» The task:
Starting with the first line of the listing, quote each line exactly until and including the one with "90, 100, 110];", leaving pictures out.

#### Raw records ####

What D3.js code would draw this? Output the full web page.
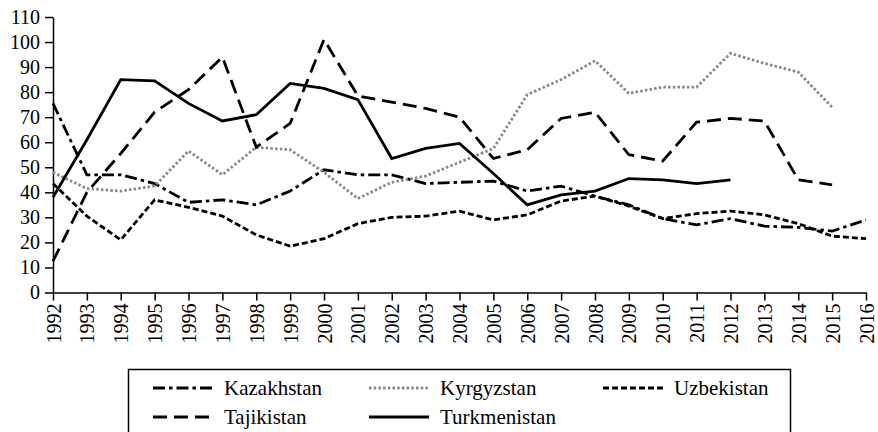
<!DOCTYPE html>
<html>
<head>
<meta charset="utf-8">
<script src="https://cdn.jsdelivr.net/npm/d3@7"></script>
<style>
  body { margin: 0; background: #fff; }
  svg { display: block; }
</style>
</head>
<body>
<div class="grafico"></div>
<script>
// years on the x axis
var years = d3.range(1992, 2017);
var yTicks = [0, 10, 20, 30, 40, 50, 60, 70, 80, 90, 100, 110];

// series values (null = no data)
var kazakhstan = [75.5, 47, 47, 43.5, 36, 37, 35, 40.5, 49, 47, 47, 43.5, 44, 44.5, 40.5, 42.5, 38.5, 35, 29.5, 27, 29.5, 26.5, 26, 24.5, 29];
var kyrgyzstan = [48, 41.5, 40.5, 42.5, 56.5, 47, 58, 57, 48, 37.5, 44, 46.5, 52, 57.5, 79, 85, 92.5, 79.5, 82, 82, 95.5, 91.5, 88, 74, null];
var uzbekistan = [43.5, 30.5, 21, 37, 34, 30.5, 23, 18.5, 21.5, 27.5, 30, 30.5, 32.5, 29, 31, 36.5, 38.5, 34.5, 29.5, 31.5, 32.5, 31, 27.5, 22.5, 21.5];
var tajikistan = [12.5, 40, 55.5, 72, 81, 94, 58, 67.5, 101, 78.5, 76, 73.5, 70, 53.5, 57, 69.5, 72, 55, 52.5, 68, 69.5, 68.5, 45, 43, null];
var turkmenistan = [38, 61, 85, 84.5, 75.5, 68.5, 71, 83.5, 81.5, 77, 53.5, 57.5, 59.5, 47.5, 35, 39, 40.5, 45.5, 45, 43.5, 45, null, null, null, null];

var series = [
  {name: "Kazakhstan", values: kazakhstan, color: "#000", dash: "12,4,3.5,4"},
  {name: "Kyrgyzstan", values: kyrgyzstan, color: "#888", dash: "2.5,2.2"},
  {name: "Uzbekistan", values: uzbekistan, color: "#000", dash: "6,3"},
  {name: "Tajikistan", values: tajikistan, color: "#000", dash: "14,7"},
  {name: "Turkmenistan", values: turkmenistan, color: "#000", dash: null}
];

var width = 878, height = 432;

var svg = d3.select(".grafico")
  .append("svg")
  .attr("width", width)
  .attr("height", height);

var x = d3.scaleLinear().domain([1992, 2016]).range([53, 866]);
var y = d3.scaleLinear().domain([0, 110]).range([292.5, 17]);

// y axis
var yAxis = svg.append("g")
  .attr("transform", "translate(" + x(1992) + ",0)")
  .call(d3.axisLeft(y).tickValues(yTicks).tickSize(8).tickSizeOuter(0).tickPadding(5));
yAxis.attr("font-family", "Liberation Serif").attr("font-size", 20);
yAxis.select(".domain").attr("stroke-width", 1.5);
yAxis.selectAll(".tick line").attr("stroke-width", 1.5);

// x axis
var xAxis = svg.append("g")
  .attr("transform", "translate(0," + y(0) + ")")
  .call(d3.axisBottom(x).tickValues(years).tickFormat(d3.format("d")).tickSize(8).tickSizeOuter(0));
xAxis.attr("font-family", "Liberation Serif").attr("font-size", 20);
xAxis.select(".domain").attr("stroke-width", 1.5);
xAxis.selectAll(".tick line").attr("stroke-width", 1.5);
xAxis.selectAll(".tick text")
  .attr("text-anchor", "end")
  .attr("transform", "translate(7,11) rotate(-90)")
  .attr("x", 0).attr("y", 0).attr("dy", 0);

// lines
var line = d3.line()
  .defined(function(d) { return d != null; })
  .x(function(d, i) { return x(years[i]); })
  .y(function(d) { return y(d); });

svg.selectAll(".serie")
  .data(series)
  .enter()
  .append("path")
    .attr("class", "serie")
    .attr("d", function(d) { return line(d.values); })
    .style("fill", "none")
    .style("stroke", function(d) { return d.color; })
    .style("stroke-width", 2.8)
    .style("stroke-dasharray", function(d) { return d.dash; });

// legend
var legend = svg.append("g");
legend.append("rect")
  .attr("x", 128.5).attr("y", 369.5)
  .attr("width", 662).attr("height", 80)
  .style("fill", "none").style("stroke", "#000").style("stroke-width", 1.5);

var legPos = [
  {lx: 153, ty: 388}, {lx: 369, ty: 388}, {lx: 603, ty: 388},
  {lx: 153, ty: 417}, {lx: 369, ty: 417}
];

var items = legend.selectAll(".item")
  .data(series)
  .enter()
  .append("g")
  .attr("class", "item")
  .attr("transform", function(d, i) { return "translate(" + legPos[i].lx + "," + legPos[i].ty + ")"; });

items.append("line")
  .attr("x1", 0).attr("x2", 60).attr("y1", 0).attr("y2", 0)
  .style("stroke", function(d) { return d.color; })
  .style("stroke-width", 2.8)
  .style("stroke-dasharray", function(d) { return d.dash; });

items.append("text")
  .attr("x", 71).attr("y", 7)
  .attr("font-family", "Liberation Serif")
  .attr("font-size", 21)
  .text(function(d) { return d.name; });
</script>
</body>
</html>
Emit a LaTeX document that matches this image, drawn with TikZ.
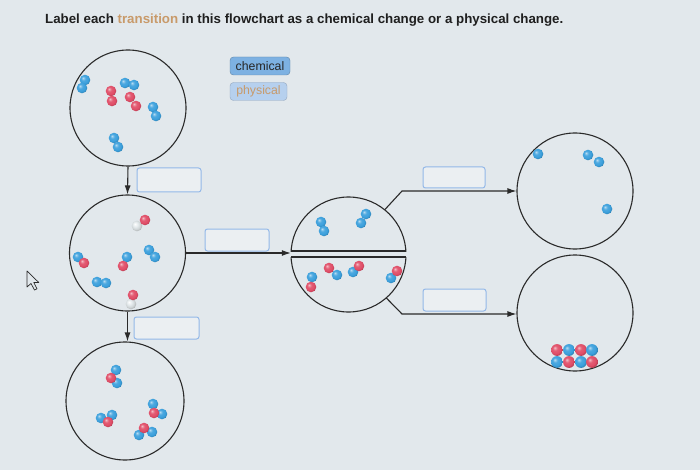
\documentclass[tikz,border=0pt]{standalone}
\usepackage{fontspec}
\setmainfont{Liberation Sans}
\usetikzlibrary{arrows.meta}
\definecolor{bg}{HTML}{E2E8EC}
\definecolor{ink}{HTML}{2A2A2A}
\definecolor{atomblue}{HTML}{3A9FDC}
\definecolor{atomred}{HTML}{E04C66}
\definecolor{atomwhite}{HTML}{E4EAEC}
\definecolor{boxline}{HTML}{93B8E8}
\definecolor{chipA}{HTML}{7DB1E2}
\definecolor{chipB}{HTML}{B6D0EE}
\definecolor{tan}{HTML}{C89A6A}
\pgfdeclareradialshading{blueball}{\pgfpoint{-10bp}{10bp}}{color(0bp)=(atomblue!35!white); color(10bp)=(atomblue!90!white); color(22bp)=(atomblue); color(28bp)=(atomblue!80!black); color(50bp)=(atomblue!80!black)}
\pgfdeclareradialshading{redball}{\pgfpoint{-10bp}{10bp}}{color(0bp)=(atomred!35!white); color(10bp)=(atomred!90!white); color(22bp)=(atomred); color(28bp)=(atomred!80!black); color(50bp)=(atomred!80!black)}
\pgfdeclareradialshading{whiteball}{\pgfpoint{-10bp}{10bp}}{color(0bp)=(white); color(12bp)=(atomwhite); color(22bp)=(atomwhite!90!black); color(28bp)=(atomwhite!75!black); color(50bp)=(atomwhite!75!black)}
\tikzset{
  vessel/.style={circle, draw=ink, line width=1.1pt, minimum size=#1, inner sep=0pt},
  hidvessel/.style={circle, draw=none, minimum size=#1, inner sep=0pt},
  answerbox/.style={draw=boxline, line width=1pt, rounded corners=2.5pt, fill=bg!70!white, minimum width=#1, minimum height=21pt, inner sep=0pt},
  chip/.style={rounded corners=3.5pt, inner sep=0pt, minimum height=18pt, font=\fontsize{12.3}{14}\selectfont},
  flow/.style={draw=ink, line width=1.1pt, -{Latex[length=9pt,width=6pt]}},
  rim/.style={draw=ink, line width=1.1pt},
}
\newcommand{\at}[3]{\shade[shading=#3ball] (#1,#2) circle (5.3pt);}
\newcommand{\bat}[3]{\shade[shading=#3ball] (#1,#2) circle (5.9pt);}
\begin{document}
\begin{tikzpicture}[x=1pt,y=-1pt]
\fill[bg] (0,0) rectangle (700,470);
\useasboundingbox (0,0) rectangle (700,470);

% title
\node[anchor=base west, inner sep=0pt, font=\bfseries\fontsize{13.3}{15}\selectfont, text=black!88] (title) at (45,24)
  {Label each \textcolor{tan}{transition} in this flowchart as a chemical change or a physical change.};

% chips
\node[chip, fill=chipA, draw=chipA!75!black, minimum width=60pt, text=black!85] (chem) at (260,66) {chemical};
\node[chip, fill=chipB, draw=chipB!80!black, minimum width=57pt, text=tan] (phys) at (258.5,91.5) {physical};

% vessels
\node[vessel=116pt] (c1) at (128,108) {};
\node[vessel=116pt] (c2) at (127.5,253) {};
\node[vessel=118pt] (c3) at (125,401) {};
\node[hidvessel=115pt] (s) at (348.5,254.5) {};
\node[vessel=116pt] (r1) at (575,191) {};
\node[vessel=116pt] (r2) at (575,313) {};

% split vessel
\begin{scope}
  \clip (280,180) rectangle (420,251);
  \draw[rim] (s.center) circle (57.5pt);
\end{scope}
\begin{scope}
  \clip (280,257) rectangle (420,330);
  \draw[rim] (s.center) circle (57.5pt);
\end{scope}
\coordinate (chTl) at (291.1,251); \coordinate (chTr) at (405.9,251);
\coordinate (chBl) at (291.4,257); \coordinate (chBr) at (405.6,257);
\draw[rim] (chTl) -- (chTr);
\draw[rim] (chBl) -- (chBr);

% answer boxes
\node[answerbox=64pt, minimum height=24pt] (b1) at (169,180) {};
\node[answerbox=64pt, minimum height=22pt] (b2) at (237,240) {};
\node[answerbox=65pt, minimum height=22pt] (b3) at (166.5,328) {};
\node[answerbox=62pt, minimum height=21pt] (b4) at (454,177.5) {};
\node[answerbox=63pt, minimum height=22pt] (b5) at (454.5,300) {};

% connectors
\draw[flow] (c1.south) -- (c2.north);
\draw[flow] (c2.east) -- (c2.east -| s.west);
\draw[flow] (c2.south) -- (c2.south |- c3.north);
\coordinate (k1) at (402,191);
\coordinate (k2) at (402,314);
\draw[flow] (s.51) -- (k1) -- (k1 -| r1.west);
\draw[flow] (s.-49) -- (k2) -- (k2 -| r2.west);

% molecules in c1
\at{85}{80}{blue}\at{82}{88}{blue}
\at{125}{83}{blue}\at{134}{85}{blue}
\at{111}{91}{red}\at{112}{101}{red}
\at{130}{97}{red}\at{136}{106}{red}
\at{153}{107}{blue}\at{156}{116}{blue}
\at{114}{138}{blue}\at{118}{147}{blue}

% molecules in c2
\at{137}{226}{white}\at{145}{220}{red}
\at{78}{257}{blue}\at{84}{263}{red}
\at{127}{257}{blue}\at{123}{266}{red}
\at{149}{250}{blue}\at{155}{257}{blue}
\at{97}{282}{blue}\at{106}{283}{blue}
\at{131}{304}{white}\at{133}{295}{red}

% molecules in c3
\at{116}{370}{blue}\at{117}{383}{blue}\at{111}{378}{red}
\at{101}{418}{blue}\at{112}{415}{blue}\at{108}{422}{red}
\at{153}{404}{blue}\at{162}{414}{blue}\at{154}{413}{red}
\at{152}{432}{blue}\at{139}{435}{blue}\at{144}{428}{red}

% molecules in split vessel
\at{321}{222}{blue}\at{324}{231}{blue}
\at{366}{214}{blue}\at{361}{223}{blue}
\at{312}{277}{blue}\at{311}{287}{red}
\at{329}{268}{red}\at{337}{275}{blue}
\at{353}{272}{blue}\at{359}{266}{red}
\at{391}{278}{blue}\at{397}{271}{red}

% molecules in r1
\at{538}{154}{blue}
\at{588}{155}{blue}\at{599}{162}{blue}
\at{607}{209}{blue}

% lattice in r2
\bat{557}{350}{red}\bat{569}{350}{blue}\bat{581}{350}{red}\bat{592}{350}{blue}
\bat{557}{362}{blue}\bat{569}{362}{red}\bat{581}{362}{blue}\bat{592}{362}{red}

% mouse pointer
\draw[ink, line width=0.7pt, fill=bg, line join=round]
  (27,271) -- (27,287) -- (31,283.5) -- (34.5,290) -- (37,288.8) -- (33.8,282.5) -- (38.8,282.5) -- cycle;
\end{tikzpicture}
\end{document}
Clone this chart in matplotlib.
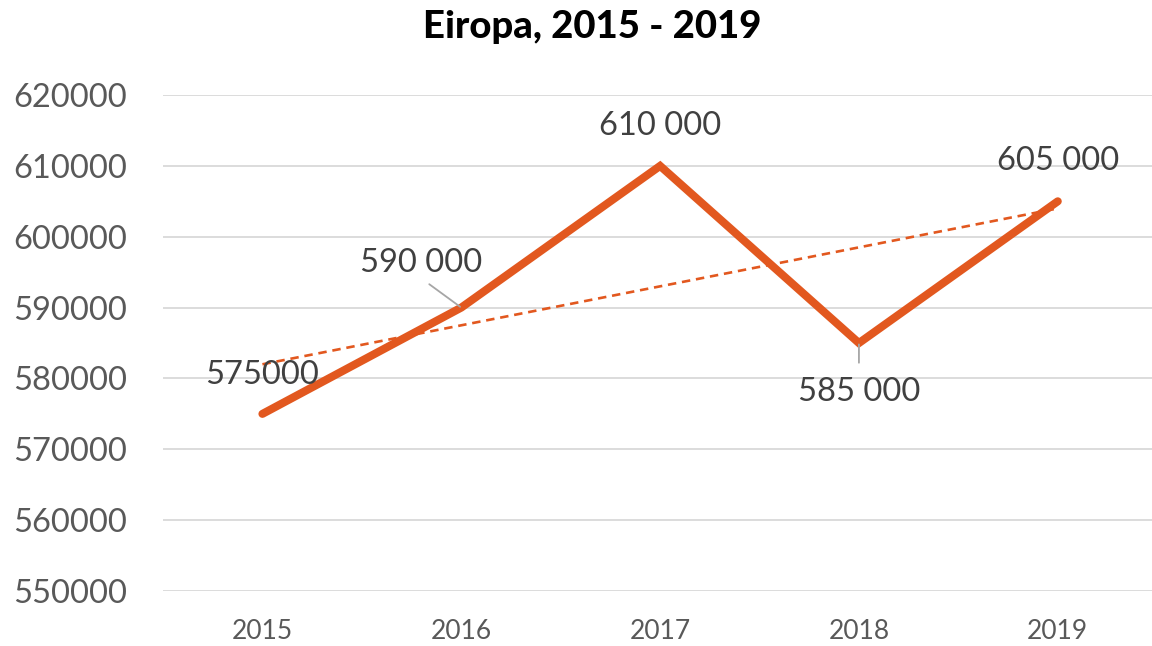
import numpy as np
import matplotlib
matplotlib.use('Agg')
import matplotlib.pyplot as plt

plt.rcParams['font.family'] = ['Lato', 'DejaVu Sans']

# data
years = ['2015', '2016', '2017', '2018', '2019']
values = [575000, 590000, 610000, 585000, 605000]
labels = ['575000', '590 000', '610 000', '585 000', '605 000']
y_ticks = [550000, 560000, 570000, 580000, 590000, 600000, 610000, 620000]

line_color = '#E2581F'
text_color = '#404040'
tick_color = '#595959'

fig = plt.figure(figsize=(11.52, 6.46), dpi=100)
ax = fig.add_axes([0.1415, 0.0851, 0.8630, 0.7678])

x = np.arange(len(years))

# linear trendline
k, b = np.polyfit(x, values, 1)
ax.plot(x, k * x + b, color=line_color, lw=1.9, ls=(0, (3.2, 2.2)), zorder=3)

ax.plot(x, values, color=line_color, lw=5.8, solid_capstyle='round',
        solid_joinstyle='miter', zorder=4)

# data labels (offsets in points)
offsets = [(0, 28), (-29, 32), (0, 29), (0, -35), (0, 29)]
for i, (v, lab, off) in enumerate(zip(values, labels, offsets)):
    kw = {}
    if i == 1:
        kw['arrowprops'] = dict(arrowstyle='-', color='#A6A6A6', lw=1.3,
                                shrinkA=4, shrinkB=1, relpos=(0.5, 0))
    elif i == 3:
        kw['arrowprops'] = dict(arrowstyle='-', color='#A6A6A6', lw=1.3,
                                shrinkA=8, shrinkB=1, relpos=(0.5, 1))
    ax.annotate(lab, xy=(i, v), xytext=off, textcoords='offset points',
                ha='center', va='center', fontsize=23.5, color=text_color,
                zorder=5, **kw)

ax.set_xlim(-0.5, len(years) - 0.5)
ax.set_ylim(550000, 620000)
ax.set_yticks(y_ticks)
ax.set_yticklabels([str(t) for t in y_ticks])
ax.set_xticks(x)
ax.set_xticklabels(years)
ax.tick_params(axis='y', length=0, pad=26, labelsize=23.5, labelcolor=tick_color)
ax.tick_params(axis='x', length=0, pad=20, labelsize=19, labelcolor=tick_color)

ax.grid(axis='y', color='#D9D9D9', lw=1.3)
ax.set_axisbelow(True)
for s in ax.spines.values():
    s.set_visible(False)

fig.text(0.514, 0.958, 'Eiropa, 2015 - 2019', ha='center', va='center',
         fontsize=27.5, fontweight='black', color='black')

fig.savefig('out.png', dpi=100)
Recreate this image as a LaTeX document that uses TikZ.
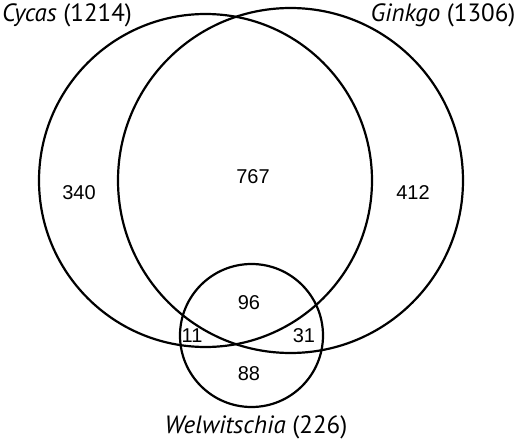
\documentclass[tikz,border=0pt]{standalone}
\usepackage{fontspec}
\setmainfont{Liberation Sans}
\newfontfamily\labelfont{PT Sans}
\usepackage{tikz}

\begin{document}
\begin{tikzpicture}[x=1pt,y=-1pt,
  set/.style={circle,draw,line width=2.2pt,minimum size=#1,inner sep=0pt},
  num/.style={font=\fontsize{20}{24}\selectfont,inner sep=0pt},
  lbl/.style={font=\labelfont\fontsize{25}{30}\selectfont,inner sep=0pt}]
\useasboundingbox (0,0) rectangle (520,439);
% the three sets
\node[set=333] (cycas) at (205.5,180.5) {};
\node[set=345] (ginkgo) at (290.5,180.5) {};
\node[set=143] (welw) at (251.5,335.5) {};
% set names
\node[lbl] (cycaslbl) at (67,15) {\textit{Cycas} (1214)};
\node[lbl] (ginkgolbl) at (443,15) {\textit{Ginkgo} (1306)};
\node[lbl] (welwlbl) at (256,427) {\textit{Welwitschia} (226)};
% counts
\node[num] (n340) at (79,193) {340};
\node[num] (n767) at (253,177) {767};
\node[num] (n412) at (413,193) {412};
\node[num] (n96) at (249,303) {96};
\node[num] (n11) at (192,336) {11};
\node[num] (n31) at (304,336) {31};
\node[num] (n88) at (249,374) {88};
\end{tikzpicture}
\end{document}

####

» Exercise output:
What D3.js code would draw this? Output the full web page.
<!DOCTYPE html>
<html>
<head>
<meta charset="utf-8">
<script src="https://cdn.jsdelivr.net/npm/d3@7"></script>
<style>
  body { margin: 0; background: #fff; }
  svg { display: block; }
</style>
</head>
<body>
<div class="grafico"></div>
<script>
// years on the x axis
var years = d3.range(1992, 2017);
var yTicks = [0, 10, 20, 30, 40, 50, 60, 70, 80, 90, 100, 110];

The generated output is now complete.